• Requirements
Copy out exactly the lines spanning the line with "Give me the TikZ source for this diagram." to the line with "(s4) at (530,565)", inclusive, from the data underneath, with no pictures.

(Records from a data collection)
++++++++++
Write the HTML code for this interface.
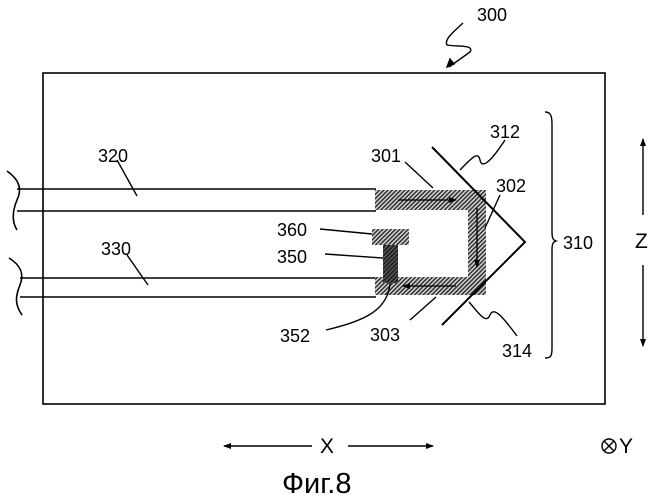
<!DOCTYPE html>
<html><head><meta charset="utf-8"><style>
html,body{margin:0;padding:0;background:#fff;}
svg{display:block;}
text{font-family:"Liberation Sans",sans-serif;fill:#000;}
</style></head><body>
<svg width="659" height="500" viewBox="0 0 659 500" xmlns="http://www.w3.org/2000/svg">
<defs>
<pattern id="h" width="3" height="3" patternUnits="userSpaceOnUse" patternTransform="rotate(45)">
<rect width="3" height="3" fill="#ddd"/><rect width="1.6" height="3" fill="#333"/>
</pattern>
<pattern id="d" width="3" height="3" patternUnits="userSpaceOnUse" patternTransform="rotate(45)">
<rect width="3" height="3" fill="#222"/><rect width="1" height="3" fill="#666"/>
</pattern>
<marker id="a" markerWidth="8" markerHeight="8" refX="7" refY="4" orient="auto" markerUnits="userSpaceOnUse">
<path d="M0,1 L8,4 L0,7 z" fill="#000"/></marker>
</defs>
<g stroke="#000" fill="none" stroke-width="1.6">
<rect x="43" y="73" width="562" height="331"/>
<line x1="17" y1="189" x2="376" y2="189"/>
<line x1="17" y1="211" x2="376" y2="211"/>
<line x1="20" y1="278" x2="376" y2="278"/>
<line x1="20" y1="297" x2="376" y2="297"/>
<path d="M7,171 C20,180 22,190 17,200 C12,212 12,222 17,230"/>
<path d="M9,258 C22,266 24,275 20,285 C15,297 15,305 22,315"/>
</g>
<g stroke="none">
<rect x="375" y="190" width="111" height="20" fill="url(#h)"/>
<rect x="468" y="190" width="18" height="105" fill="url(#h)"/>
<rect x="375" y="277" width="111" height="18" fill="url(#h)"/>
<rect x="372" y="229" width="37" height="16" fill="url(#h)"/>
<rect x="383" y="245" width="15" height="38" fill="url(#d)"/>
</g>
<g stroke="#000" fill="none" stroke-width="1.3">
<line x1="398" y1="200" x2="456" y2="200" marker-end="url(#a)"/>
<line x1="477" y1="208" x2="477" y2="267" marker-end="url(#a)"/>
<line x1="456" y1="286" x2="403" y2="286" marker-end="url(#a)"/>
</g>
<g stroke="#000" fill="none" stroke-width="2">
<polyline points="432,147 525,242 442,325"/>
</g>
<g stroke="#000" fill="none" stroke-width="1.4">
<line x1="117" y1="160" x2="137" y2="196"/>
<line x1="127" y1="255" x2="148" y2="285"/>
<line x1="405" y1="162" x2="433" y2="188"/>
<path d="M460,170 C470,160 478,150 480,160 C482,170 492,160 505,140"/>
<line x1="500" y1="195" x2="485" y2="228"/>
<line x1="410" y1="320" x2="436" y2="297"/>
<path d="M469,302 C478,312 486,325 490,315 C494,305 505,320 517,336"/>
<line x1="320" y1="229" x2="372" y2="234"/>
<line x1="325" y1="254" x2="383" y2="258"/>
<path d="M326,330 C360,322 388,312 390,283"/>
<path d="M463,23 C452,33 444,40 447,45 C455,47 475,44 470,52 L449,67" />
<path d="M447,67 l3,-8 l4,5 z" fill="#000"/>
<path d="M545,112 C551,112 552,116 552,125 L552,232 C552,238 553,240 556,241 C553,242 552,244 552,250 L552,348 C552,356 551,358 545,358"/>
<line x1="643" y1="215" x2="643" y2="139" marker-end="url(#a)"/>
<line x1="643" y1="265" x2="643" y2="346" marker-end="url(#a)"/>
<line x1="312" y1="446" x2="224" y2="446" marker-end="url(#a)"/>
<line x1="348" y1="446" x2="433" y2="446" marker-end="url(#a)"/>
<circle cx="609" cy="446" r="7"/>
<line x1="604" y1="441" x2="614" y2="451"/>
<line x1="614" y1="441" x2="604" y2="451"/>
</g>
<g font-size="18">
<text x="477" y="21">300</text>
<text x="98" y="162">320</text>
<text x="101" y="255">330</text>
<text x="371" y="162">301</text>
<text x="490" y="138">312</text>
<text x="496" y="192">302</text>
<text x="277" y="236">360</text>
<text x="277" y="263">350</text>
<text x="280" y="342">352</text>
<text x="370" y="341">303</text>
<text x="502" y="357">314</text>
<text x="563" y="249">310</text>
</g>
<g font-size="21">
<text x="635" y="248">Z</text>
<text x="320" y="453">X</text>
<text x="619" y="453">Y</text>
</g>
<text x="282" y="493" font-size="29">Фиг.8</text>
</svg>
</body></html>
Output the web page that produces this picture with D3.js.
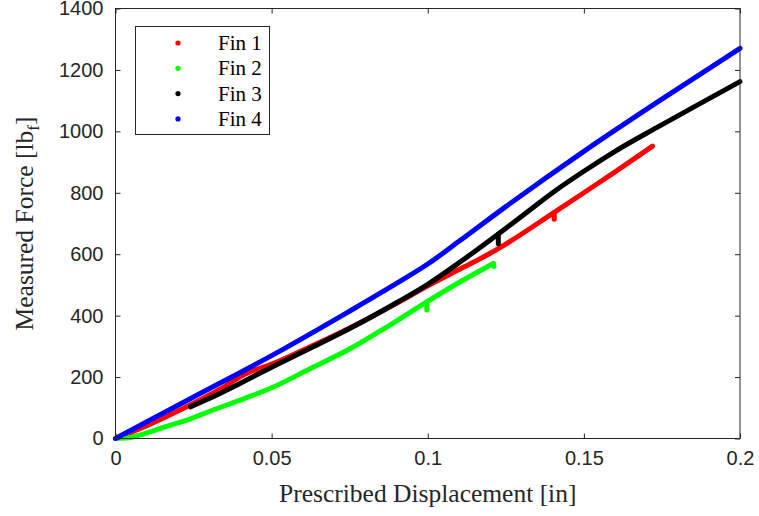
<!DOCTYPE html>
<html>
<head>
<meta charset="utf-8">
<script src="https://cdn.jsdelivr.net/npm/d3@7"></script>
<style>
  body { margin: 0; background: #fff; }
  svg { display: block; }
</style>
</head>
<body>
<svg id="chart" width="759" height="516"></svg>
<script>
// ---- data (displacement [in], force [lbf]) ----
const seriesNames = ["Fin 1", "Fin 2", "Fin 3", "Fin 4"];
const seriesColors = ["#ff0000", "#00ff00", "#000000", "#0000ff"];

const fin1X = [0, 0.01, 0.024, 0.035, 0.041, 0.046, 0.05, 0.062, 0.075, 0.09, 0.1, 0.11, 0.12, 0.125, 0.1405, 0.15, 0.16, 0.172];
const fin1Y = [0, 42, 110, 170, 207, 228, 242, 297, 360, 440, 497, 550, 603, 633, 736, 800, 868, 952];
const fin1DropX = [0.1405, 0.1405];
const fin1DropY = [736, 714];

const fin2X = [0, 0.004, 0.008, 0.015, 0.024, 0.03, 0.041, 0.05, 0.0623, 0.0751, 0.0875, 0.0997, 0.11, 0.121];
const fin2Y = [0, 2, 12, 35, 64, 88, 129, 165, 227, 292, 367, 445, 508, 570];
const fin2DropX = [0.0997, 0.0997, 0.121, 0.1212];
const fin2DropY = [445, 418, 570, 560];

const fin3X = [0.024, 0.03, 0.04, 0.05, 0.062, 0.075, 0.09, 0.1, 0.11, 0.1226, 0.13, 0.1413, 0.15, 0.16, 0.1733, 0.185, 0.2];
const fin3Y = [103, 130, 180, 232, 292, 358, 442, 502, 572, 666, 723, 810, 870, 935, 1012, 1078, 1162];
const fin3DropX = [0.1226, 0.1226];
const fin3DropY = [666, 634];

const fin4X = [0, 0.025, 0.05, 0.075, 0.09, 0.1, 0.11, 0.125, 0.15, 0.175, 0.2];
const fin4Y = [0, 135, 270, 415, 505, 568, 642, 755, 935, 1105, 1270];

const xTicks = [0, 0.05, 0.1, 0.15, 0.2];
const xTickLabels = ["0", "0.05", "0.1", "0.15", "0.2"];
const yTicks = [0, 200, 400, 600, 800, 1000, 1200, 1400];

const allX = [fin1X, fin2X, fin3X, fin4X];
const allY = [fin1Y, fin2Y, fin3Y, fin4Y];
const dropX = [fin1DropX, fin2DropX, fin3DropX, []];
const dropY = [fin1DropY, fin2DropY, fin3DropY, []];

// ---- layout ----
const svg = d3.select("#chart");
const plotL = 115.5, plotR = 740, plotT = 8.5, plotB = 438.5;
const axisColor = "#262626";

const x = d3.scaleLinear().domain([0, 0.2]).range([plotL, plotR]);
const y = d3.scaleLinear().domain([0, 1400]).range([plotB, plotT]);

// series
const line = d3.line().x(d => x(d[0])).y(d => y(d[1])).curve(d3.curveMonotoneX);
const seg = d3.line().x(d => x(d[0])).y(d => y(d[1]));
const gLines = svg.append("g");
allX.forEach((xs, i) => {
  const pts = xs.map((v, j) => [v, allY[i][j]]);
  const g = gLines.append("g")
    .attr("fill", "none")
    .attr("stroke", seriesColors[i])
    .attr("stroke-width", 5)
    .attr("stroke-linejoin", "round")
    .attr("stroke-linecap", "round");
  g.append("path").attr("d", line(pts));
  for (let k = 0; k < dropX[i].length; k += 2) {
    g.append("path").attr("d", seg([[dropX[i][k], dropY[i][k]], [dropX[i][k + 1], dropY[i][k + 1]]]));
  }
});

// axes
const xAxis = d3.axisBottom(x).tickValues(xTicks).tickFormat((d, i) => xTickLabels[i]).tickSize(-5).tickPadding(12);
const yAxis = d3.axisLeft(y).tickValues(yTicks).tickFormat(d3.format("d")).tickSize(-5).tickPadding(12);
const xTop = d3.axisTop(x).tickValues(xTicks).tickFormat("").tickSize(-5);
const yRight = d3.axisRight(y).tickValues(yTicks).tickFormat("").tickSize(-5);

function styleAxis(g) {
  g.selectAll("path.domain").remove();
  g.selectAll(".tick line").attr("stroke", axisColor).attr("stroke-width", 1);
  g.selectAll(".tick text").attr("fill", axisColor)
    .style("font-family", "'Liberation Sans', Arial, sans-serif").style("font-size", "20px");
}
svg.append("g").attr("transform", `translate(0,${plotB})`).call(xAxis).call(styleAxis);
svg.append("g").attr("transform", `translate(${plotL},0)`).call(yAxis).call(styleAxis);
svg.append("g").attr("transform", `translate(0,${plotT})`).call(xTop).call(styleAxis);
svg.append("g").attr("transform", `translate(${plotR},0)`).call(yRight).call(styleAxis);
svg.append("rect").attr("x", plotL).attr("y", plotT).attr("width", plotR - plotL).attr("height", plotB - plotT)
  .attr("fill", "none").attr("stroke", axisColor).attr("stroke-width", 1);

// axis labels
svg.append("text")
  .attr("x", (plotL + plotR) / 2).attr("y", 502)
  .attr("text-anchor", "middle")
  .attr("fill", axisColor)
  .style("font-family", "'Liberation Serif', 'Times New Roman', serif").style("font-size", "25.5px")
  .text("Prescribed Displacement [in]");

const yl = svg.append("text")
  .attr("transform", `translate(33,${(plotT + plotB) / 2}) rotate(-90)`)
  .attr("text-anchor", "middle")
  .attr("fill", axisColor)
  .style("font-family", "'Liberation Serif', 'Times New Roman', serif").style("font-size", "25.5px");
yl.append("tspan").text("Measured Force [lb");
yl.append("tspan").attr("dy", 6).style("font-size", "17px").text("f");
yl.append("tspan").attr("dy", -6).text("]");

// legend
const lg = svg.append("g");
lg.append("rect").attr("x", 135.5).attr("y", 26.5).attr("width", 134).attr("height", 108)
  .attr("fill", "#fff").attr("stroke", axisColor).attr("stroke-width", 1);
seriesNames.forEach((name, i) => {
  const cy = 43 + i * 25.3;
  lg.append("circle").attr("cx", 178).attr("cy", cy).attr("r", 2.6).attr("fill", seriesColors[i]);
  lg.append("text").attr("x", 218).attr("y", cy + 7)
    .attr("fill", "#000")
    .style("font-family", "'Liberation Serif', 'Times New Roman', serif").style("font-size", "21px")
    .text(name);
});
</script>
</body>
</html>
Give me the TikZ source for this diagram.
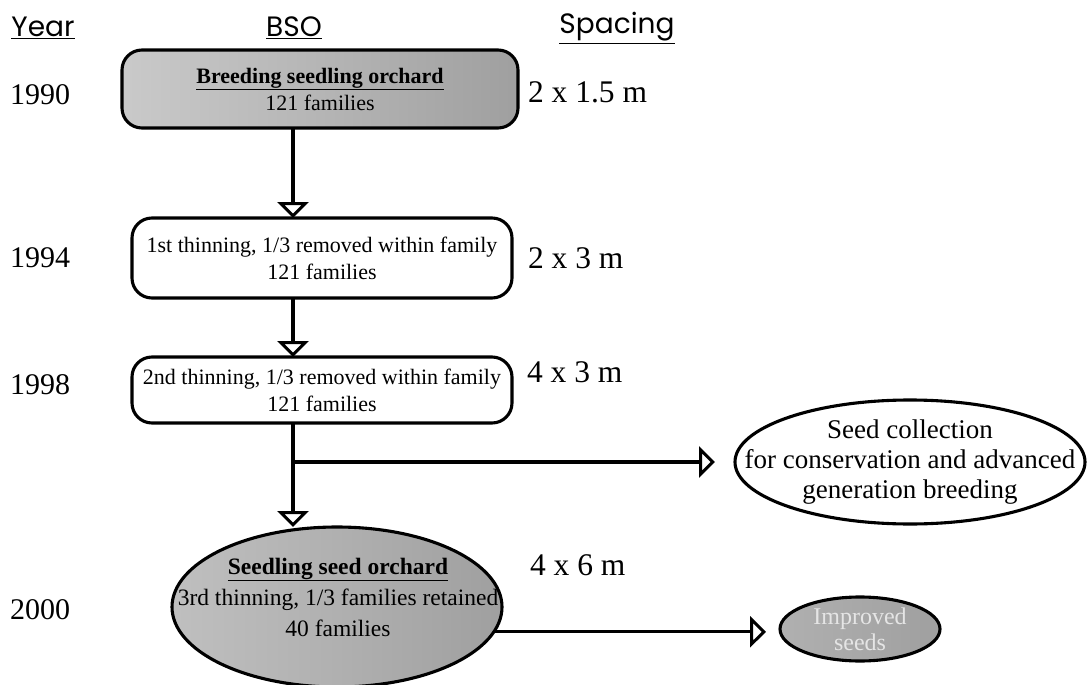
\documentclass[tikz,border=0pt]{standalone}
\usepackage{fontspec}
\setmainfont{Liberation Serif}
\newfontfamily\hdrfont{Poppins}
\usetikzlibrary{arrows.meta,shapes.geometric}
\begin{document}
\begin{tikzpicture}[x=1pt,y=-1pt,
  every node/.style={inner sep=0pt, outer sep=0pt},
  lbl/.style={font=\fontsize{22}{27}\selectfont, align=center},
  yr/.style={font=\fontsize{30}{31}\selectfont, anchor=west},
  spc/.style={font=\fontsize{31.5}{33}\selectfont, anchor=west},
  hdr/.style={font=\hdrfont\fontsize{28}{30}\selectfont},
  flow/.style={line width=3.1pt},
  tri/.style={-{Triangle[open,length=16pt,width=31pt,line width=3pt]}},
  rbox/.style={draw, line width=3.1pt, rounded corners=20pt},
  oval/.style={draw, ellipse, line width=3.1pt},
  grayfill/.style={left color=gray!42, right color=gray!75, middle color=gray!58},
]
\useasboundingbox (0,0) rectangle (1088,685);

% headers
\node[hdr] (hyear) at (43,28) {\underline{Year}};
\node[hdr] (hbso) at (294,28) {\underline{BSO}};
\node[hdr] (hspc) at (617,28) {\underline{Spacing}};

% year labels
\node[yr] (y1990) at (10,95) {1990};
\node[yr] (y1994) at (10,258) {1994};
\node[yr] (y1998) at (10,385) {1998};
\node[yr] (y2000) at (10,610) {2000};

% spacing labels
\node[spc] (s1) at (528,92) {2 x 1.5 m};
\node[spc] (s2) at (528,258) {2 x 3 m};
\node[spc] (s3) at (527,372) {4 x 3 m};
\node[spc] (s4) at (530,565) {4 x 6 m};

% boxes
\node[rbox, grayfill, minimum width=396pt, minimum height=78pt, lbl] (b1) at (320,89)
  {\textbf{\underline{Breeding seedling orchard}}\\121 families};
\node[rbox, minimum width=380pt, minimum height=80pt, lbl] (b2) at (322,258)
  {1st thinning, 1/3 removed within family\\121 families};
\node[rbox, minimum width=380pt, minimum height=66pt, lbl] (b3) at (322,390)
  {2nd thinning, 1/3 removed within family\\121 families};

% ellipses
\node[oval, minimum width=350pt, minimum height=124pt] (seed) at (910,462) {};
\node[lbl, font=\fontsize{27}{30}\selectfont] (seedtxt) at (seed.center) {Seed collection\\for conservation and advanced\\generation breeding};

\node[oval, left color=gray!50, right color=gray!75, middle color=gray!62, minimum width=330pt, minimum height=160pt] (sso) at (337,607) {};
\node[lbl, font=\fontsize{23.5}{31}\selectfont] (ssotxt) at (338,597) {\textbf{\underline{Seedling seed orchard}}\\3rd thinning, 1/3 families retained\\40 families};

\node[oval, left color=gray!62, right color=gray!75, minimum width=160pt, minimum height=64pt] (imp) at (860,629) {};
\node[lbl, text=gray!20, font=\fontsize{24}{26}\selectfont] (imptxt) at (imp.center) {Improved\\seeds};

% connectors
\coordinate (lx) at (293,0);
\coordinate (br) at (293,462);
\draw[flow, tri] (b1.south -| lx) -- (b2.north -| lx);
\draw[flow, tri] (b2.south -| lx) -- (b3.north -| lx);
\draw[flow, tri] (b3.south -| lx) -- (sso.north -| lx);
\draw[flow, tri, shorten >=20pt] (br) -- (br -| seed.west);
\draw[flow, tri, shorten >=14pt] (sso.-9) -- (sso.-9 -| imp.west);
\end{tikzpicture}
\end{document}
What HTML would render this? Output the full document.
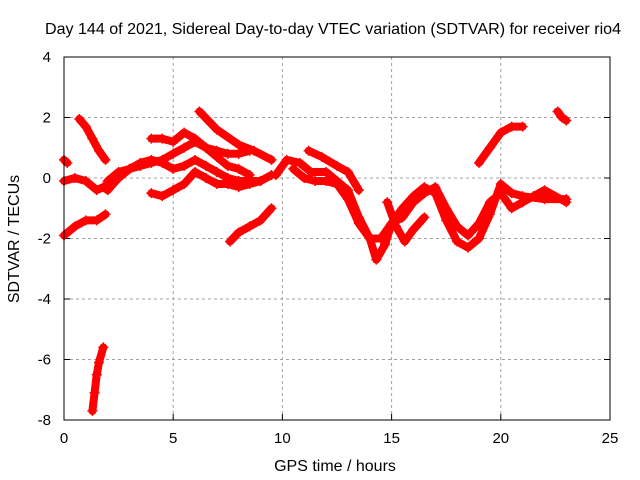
++++++++++
• Worked solution
Give me the TikZ source for this diagram.
\documentclass[tikz,border=0pt]{standalone}
\usepackage{fontspec}
\setmainfont{Liberation Serif}
\newfontfamily\hdrfont{Poppins}
\usetikzlibrary{arrows.meta,shapes.geometric}
\begin{document}
\begin{tikzpicture}[x=1pt,y=-1pt,
  every node/.style={inner sep=0pt, outer sep=0pt},
  lbl/.style={font=\fontsize{22}{27}\selectfont, align=center},
  yr/.style={font=\fontsize{30}{31}\selectfont, anchor=west},
  spc/.style={font=\fontsize{31.5}{33}\selectfont, anchor=west},
  hdr/.style={font=\hdrfont\fontsize{28}{30}\selectfont},
  flow/.style={line width=3.1pt},
  tri/.style={-{Triangle[open,length=16pt,width=31pt,line width=3pt]}},
  rbox/.style={draw, line width=3.1pt, rounded corners=20pt},
  oval/.style={draw, ellipse, line width=3.1pt},
  grayfill/.style={left color=gray!42, right color=gray!75, middle color=gray!58},
]
\useasboundingbox (0,0) rectangle (1088,685);

% headers
\node[hdr] (hyear) at (43,28) {\underline{Year}};
\node[hdr] (hbso) at (294,28) {\underline{BSO}};
\node[hdr] (hspc) at (617,28) {\underline{Spacing}};

% year labels
\node[yr] (y1990) at (10,95) {1990};
\node[yr] (y1994) at (10,258) {1994};
\node[yr] (y1998) at (10,385) {1998};
\node[yr] (y2000) at (10,610) {2000};

% spacing labels
\node[spc] (s1) at (528,92) {2 x 1.5 m};
\node[spc] (s2) at (528,258) {2 x 3 m};
\node[spc] (s3) at (527,372) {4 x 3 m};
\node[spc] (s4) at (530,565) {4 x 6 m};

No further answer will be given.